A hybrid approach to CMB lensing reconstruction on all-sky intensity maps

TL;DR

This paper introduces a hybrid method for reconstructing the CMB lensing potential power spectrum on all-sky intensity maps, combining full-sky inpainting for low multipoles and a multi-patch approach for higher multipoles, effectively reducing bias and noise.

Contribution

It presents a novel hybrid reconstruction technique that handles inhomogeneous noise and galactic masks, improving accuracy in CMB lensing analysis on all-sky maps.

Findings

Multi-patch approach reduces bias and noise in lensing spectrum reconstruction.

Full-sky inpainting effective for low multipoles with minimal variance.

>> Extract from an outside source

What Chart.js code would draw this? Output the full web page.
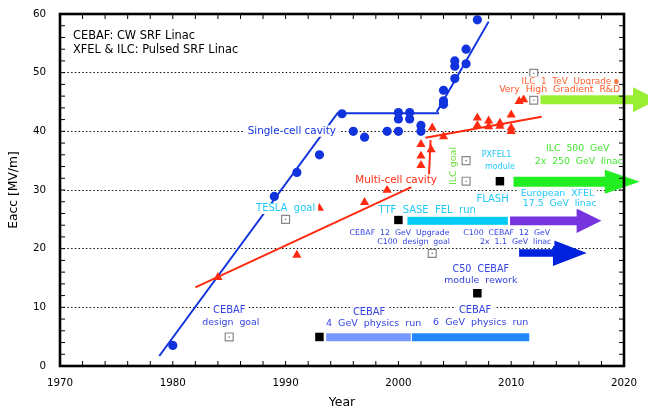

New fast Fourier coefficient determination method for irregular data.

Abstract

Based on realistic simulations, we propose an hybrid method to reconstruct the lensing potential power spectrum, directly on PLANCK-like CMB frequency maps. It implies using a large galactic mask and dealing with a strong inhomogeneous noise. For l < 100, we show that a full-sky inpainting method, already described in a previous work, still allows a minimal variance reconstruction, with a bias that must be accounted for by a Monte-Carlo method, but that does not couple to the deflection field. For l>100 we develop a method based on tiling the cut-sky with local 10x10 degrees overlapping tangent planes (referred to in the following as "patches"). It requires to solve various issues concerning their size/position, non-periodic boundaries and irregularly sampled data after the sphere-to-plane projection. We show how the leading noise term of the quadratic lensing estimator applied onto an apodized patch can still be taken directly from the data. To not loose spatial accuracy, we developed a tool that allows the fast determination of the complex Fourier series coefficients from a bi-dimensional irregularly sampled dataset, without performing an interpolation. We show that the multi-patch approach allows the lensing power spectrum reconstruction with a very small bias, thanks to avoiding the galactic mask and lowering the noise inhomogeneities, while still having almost a minimal variance. The data quality can be assessed at each stage and simple bi-dimensional spectra build, which allows the control of local systematic errors.